In 1942, General Leslie Groves approved Oak Ridge, Tennessee, as the site for the pilot plutonium plant and the uranium enrichment plant. Manhattan Project engineers had to quickly build a town to accommodate 30,000 workers–as well as build the enormously complex plants.
“Site X”
By the time President Roosevelt authorized the Manhattan Project on December 28, 1942, work on the east Tennessee site where the first production facilities were to be built was already underway. On Saturday, September 19, General Leslie Groves Groves had approved the acquisition of 59,000 acres of land along the Clinch River, 20 miles est of Knoxville, Tennessee. Also approved was the removal of relatively few families on the marginal farmland and extensive site preparation to provide the transportation, communications, and utility needs of the town and production plants that would occupy the previously undeveloped area. At first, this location was known as “Site X” and later changed to the Clinton Engineer Works, named after the nearest town. After the war, the name was again changed officially to Oak Ridge.
Designing a Town From Scratch
Groves appointed 34-year-old Colonel Kenneth D. Nichols as his second in command. Nichols’ title was district engineer for the Manhatttan Engineer District (MED). Using the Andrew Jackson Hotel in Knoxville as his base, Nichols began working on the production site in East Tennessee. First, Nichols had a road built between Knoxville and Oak Ridge. Next, he hired Skidmore, Owings and Merrill (SOM), a New York architectural and engineering firm, to design a town for 30,000 people from scratch. SOM was given some aerial photographs and a few topographical maps but no information about its secret location. Once the Army approved their initial plan, the entire SOM office of 400 people moved to Tennessee. The team produced one of the fastest and most skillful jobs of town planning ever seen.

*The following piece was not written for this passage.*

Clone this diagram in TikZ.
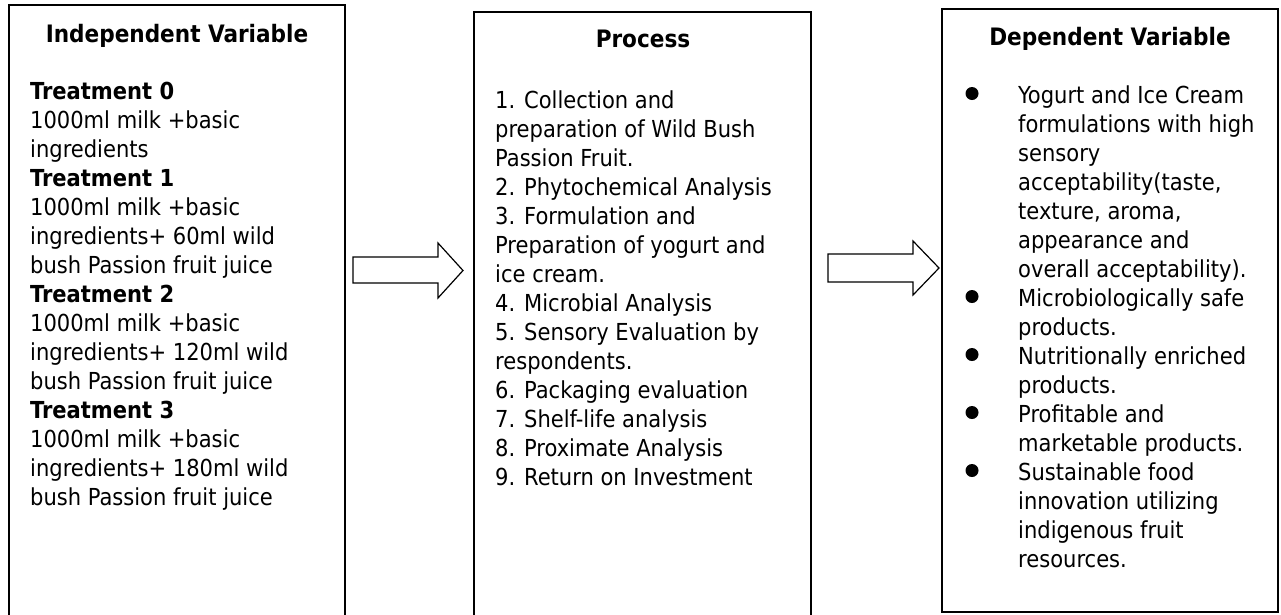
\documentclass[tikz,border=0pt]{standalone}
\usepackage{fontspec}
\setmainfont{DejaVu Sans Condensed}
\begin{document}
\begin{tikzpicture}[x=1pt,y=-1pt,
  frame/.style={draw=black, line width=1.6pt, inner sep=0pt, outer sep=0pt, anchor=north west},
  blockarrow/.style={draw=black, fill=white, line width=1.2pt, line join=miter},
  txt/.style={anchor=base west, inner sep=0pt, font=\fontsize{23.4}{29}\selectfont},
  head/.style={anchor=base, inner sep=0pt, font=\fontsize{24}{29}\selectfont\bfseries},
  dot/.style={circle, fill=black, inner sep=0pt, minimum size=13pt}]
\useasboundingbox (0,0) rectangle (1281,614);
\clip (0,0) rectangle (1281,614);
\fill[white] (0,0) rectangle (1281,614);
% boxes
\node[frame, minimum width=336pt, minimum height=620pt] (indep) at (9,5) {};
\node[frame, minimum width=337pt, minimum height=615pt] (proc) at (474,12) {};
\node[frame, minimum width=336pt, minimum height=603pt] (dep) at (942,9) {};
% headings
\node[head] (h1) at (177,42) {Independent Variable};
\node[head] (h2) at (643,47) {Process};
\node[head] (h3) at (1110,45) {Dependent Variable};
% left text
\node[txt] (t1) at (30,99) {\parbox[t]{310pt}{%
\textbf{Treatment 0}\\
1000ml milk +basic\\
ingredients\\
\textbf{Treatment 1}\\
1000ml milk +basic\\
ingredients+ 60ml wild\\
bush Passion fruit juice\\
\textbf{Treatment 2}\\
1000ml milk +basic\\
ingredients+ 120ml wild\\
bush Passion fruit juice\\
\textbf{Treatment 3}\\
1000ml milk +basic\\
ingredients+ 180ml wild\\
bush Passion fruit juice}};
% middle text
\node[txt] (t2) at (495,108) {\parbox[t]{310pt}{%
1. Collection and\\
preparation of Wild Bush\\
Passion Fruit.\\
2. Phytochemical Analysis\\
3. Formulation and\\
Preparation of yogurt and\\
ice cream.\\
4. Microbial Analysis\\
5. Sensory Evaluation by\\
respondents.\\
6. Packaging evaluation\\
7. Shelf-life analysis\\
8. Proximate Analysis\\
9. Return on Investment}};
% right text
\node[txt] (t3) at (1018,103) {\parbox[t]{258pt}{%
Yogurt and Ice Cream\\
formulations with high\\
sensory\\
acceptability(taste,\\
texture, aroma,\\
appearance and\\
overall acceptability).\\
Microbiologically safe\\
products.\\
Nutritionally enriched\\
products.\\
Profitable and\\
marketable products.\\
Sustainable food\\
innovation utilizing\\
indigenous fruit\\
resources.}};
% bullets
\node[dot] (b1) at (972,93.5) {};
\node[dot] (b2) at (972,296.5) {};
\node[dot] (b3) at (972,354.5) {};
\node[dot] (b4) at (972,412.5) {};
\node[dot] (b5) at (972,470.5) {};
% block arrows
\draw[blockarrow] (353,257) -- (438,257) -- (438,243) -- (463,270.5) -- (438,298) -- (438,283) -- (353,283) -- cycle;
\draw[blockarrow] (828,254) -- (913,254) -- (913,241) -- (939,268) -- (913,295) -- (913,282) -- (828,282) -- cycle;
\end{tikzpicture}
\end{document}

Following the contours of Black Oak Ridge, the town was a narrow strip less than one mile wide and six miles long. SOM designed 3,000 prefabricated houses made from “cemesto,” a cement-asbestos board. The houses were shipped from a factory in Indiana complete with walls, floors, room partitions, interior wiring, plumbing and furniture. The homes were quickly installed along streets that followed the natural contours of the hills. By the end of the war, Oak Ridge was the fifth largest city in Tennessee and was consuming 1/7 of all the electrical power being produced in the United States. While the Army and its contractors tried desperately to keep up with the rapid influx of workers and their families, services always lagged behind demand.
The Plants
The three production facility sites were located in valleys away from the town. This provided security and containment in case of accidental explosions. The Y-12 area, home of the electromagnetic plant, was closest to Oak Ridge. Farther to the south and west lay both the X-10 area, which contained the experimental plutonium pile and separation facilities, and K-25, site of the gaseous diffusion plant and later the S-50 thermal diffusion plant. Y-12 and X-10 were begun earlier in 1943 than was K-25, but all three were well along by the end of the year.
Life in the Secret City
Part of Oak Ridge’s appeal to Manhattan Project planners was nearby Knoxville with its population of 111,000. However, the top-secret project was not warmly welcomed in Knoxville, arousing both suspicion and resentment. Many saw the people flooding into East Tennessee from all over the country—and the world—as “furriners” who could not be questioned. In a time of austerity and rationing, others resented Oak Ridge residents arriving with unlimited ration stamps and fistfuls of cash. Oak Ridgers who ventured into Knoxville were easy to spot. The quickly constructed secret city was blanketed in a thick layer of mud. As a result, its residents’ muddy shoes were a dead giveaway as to their origin.